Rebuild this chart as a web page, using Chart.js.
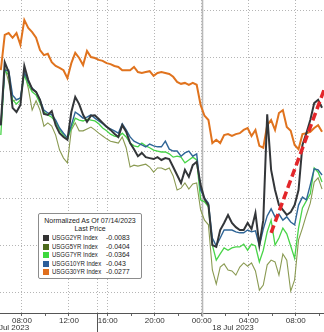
<!DOCTYPE html>
<html>
<head>
<meta charset="utf-8">
<script src="https://cdn.jsdelivr.net/npm/chart.js@4.4.0/dist/chart.umd.min.js"></script>
<style>
  html, body { margin:0; padding:0; background:#fff; overflow:hidden; }
  #wrap { position:relative; width:324px; height:332px; }
  #legend { position:absolute; left:38px; top:213px; width:102px; height:64px; border:1px solid #8c8c8c; border-radius:2px;
            background:#fff; font:7px "Liberation Sans", Arial, sans-serif; color:#222; }
  #legend .t { text-align:center; line-height:8px; white-space:nowrap; }
  #legend .row { position:relative; height:8.5px; line-height:8.5px; white-space:nowrap; }
  #legend .sw { position:absolute; left:4px; top:1px; width:6px; height:6px; }
  #legend .nm { position:absolute; left:13px; transform:scaleX(0.86); transform-origin:0 50%; }
  #legend .vl { position:absolute; left:67px; }
</style>
</head>
<body>
<div id="wrap">
  <canvas id="c" width="324" height="332"></canvas>
  <div id="legend"></div>
</div>
<script>
// yield change in bp, one sample every 20 min of trading time starting 06:12
const startHour = 6.2, stepHour = 1 / 3;

const names = ["USGG2YR Index", "USGG5YR Index", "USGG7YR Index", "USGG10YR Index", "USGG30YR Index"];
const lastPrice = ["-0.0083", "-0.0404", "-0.0364", "-0.043", "-0.0277"];
const legendTitle = ["Normalized As Of 07/14/2023", "Last Price"];

const usgg2 = [-4.3, 9.1, 7.0, -0.6, -1.5, 0, 8.3, 5.3, 3.4, 2.8,
  1.1, -1.9, -2.1, -1.3, -4.3, -6.0, -6.8, -7.4, -1.5, 1.7,
  0.2, -2.1, -3.6, -2.3, -2.2, -3.0, -3.8, -4.6, -5.3, -6.1,
  -6.8, -4.3, -5.7, -8.1, -9.4, -10.9, -10.2, -11.1, -11.3, -11.5,
  -11.1, -11.7, -11.3, -11.5, -13.2, -14.9, -16.6, -13.8, -15.3, -12.8,
  -12.1, -17.0, -20.0, -21.3, -29.8, -30.2, -26.6, -25.1, -23.4, -25.1,
  -26.0, -26.6, -26.6, -25.1, -26.4, -23.0, -29.8, -24.5, -2.0, -13.8,
  -18.1, -21.3, -22.3, -23.4, -22.8, -21.3, -18.1, -8.5, -6.0, -3.2,
  0.4, 1.1, -0.6];
const usgg5 = [-4.3, 8.1, 4.9, 0.9, 1.1, 1.5, 7.0, 3.6, -1.1, 0.9,
  -1.1, -4.5, -3.8, -4.5, -6.4, -9.6, -11.3, -12.3, -5.3, -3.8,
  -5.5, -5.5, -5.1, -4.7, -5.3, -6.0, -6.6, -7.2, -7.7, -7.9,
  -8.1, -6.8, -9.1, -13.2, -12.8, -13.0, -12.8, -12.6, -13.2, -14.3,
  -13.4, -13.4, -13.8, -13.4, -15.1, -18.1, -17.7, -16.6, -17.9, -16.8,
  -16.6, -22.3, -24.5, -25.5, -35.1, -38.1, -34.5, -33.8, -35.1, -35.3,
  -36.2, -34.5, -33.6, -34.3, -33.6, -35.3, -39.4, -38.3, -34.0, -33.0,
  -33.4, -36.2, -31.7, -33.0, -39.6, -37.2, -28.7, -26.2, -23.4, -20.9,
  -16.4, -15.5, -17.9];
const usgg7 = [-6.4, 7.4, 6.4, 1.1, 0.2, 1.1, 6.4, 4.3, 2.8, 2.1,
  0.4, -1.5, -2.1, -2.6, -3.6, -5.3, -6.4, -7.4, -4.9, -2.8,
  -3.2, -3.4, -3.0, -3.2, -3.4, -4.0, -4.9, -5.5, -6.2, -6.6,
  -6.8, -6.0, -6.8, -8.1, -8.7, -8.9, -8.1, -8.7, -9.1, -9.6,
  -9.8, -10.0, -10.0, -10.4, -11.1, -10.9, -11.1, -12.3, -11.7, -11.1,
  -11.7, -20.2, -20.6, -21.7, -29.8, -33.0, -31.7, -30.4, -30.9, -30.4,
  -30.2, -30.2, -29.6, -30.9, -29.6, -30.0, -33.4, -30.9, -27.0, -24.5,
  -29.8, -28.3, -26.2, -27.4, -30.0, -32.6, -26.2, -21.9, -20.4, -18.9,
  -13.4, -14.3, -16.4];
const usgg10 = [-4.3, 7.4, 7.4, 2.1, 1.1, 1.5, 7.0, 4.9, 3.6, 2.8,
  1.1, -1.1, -1.7, -2.1, -3.2, -4.9, -6.0, -7.0, -4.3, -1.5,
  -2.1, -2.8, -2.6, -2.1, -2.8, -3.4, -4.0, -4.7, -5.1, -5.5,
  -6.0, -4.0, -5.3, -6.8, -7.7, -8.1, -8.5, -8.9, -8.3, -8.7,
  -8.9, -8.9, -7.7, -9.4, -9.8, -9.8, -10.9, -10.2, -9.8, -10.9,
  -10.4, -18.1, -19.8, -20.9, -28.3, -30.0, -28.3, -26.6, -26.6, -26.6,
  -27.0, -27.2, -27.2, -26.6, -27.0, -26.8, -30.0, -26.4, -23.6, -22.1,
  -23.8, -23.2, -24.5, -23.8, -24.9, -25.5, -21.3, -19.6, -20.2, -17.0,
  -13.6, -13.8, -14.9];
const usgg30 = [7.4, 14.9, 15.3, 14.3, 15.3, 12.8, 18.1, 16.4, 15.5, 14.3,
  11.7, 10.6, 10.9, 9.1, 8.3, 7.9, 7.4, 5.7, 8.9, 11.1,
  10.0, 8.5, 11.5, 10.2, 10.0, 9.6, 9.4, 8.9, 8.7, 8.3,
  8.1, 7.4, 7.4, 7.4, 8.1, 7.0, 6.8, 7.0, 7.2, 6.2,
  6.8, 7.0, 6.8, 6.6, 6.0, 4.9, 4.5, 4.7, 4.3, 4.7,
  4.3, 0, -2.3, -3.2, -8.1, -7.4, -8.1, -6.4, -6.2, -6.6,
  -6.2, -6.0, -5.3, -4.9, -6.6, -5.3, -8.7, -9.1, -4.3, -3.2,
  -5.3, -1.7, -1.1, -4.7, -5.5, -8.5, -9.4, -6.2, -6.0, -5.7,
  -4.9, -4.3, -5.7];

// red dashed trend line (start, end)
const trendX = [29.2, 33.7];
const trendY = [-27.2, 3.2];

// x axis: trading hours (session gap after 14:24 squeezed out)
const majorTicks = [8, 12, 14.4, 15.3, 19.3, 23.3, 27.3, 31.3];
const majorLabels = ["08:00", "12:00", "", "16:00", "20:00", "00:00", "04:00", "08:00"];
const minorTicks = [10, 17.3, 21.3, 25.3, 29.3, 33.3];
const dayBreak = 23.3, sessionBreak = 14.4;
const dateLabels = ["17 Jul 2023", "18 Jul 2023"];
const dateLabelAt = [6.85, 25.95];
const yGrid = [-40, -30, -20, -10, 0, 10, 20];

const colors = ["#333639", "#8a9a52", "#48d448", "#2f6596", "#e0731e"];
const swatches = ["#333333", "#4d6b1c", "#3ed83e", "#2c5e9a", "#e06f1d"];

const pts = arr => arr.map((v, i) => ({ x: startHour + i * stepHour, y: v }));

const marks = {
  id: "marks",
  beforeDatasetsDraw(chart) {
    const { ctx, chartArea: a, scales: { x } } = chart;
    const px = Math.round(x.getPixelForValue(dayBreak)) + 0.5;
    ctx.save();
    ctx.strokeStyle = "#b9b9b9"; ctx.lineWidth = 1.6;
    ctx.beginPath(); ctx.moveTo(px, a.top); ctx.lineTo(px, a.bottom + 4); ctx.stroke();
    ctx.restore();
  },
  afterDraw(chart) {
    const { ctx, chartArea: a, scales: { x } } = chart;
    ctx.save();
    const sx = Math.round(x.getPixelForValue(sessionBreak)) + 0.5;
    ctx.strokeStyle = "#555"; ctx.lineWidth = 1;
    ctx.beginPath(); ctx.moveTo(sx, a.bottom); ctx.lineTo(sx, chart.height); ctx.stroke();
    ctx.fillStyle = "#333";
    ctx.font = '8px "Liberation Sans", Arial, sans-serif';
    ctx.textAlign = "center"; ctx.textBaseline = "middle";
    dateLabels.forEach((t, i) => ctx.fillText(t, x.getPixelForValue(dateLabelAt[i]), a.bottom + 14.5));
    ctx.restore();
  }
};

new Chart(document.getElementById("c").getContext("2d"), {
  type: "line",
  data: {
    datasets: [
      { data: trendX.map((v, i) => ({ x: v, y: trendY[i] })), borderColor: "#e3262a", borderWidth: 3.5, borderDash: [8, 4] },
      { data: pts(usgg2), borderColor: colors[0], borderWidth: 2 },
      { data: pts(usgg30), borderColor: colors[4], borderWidth: 2 },
      { data: pts(usgg10), borderColor: colors[3], borderWidth: 1.4 },
      { data: pts(usgg7), borderColor: colors[2], borderWidth: 1.3 },
      { data: pts(usgg5), borderColor: colors[1], borderWidth: 1.1 }
    ]
  },
  options: {
    responsive: false, animation: false, devicePixelRatio: 1,
    layout: { padding: 0 },
    elements: { point: { radius: 0 }, line: { tension: 0 } },
    plugins: { legend: { display: false }, tooltip: { enabled: false } },
    scales: {
      x: {
        type: "linear", min: 6.13, max: 33.7,
        afterBuildTicks: s => { s.ticks = majorTicks.concat(minorTicks).sort((a, b) => a - b).map(v => ({ value: v })); },
        afterFit: s => { s.height = 19; },
        ticks: {
          autoSkip: false, maxRotation: 0, padding: 0, color: "#333",
          font: { family: '"Liberation Sans", Arial, sans-serif', size: 8 },
          callback: v => { const i = majorTicks.indexOf(v); return i < 0 ? "" : majorLabels[i]; }
        },
        grid: {
          color: c => majorTicks.includes(c.tick && c.tick.value) ? "#b5b5b5" : "rgba(0,0,0,0)",
          tickColor: "#666", tickLength: 3, lineWidth: 1
        },
        border: { display: true, color: "#555", width: 1, dash: [1, 2] }
      },
      y: {
        min: -44.26, max: 22.34,
        afterBuildTicks: s => { s.ticks = yGrid.map(v => ({ value: v })); },
        afterFit: s => { s.width = 0; },
        ticks: { display: false },
        grid: { color: "#b5b5b5", drawTicks: false },
        border: { display: false, dash: [1, 2] }
      }
    }
  },
  plugins: [marks]
});

const lg = document.getElementById("legend");
lg.innerHTML = '<div style="height:3px"></div>' +
  legendTitle.map(t => '<div class="t">' + t + '</div>').join("") +
  '<div style="height:1px"></div>' +
  names.map((n, i) => '<div class="row"><span class="sw" style="background:' + swatches[i] + '"></span>' +
    '<span class="nm">' + n + '</span><span class="vl">' + lastPrice[i] + '</span></div>').join("");
</script>
</body>
</html>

===

WHAT YOU ARE ASKED TO DO:
Copy nothing but the lines from the first one in the listing through the line with "const startHour = 6.2, stepHour = 1 / 3;", and omit the pictures.

TASK OUTPUT:
Rebuild this chart as a web page, using Chart.js.
<!DOCTYPE html>
<html>
<head>
<meta charset="utf-8">
<script src="https://cdn.jsdelivr.net/npm/chart.js@4.4.0/dist/chart.umd.min.js"></script>
<style>
  html, body { margin:0; padding:0; background:#fff; overflow:hidden; }
  #wrap { position:relative; width:324px; height:332px; }
  #legend { position:absolute; left:38px; top:213px; width:102px; height:64px; border:1px solid #8c8c8c; border-radius:2px;
            background:#fff; font:7px "Liberation Sans", Arial, sans-serif; color:#222; }
  #legend .t { text-align:center; line-height:8px; white-space:nowrap; }
  #legend .row { position:relative; height:8.5px; line-height:8.5px; white-space:nowrap; }
  #legend .sw { position:absolute; left:4px; top:1px; width:6px; height:6px; }
  #legend .nm { position:absolute; left:13px; transform:scaleX(0.86); transform-origin:0 50%; }
  #legend .vl { position:absolute; left:67px; }
</style>
</head>
<body>
<div id="wrap">
  <canvas id="c" width="324" height="332"></canvas>
  <div id="legend"></div>
</div>
<script>
// yield change in bp, one sample every 20 min of trading time starting 06:12
const startHour = 6.2, stepHour = 1 / 3;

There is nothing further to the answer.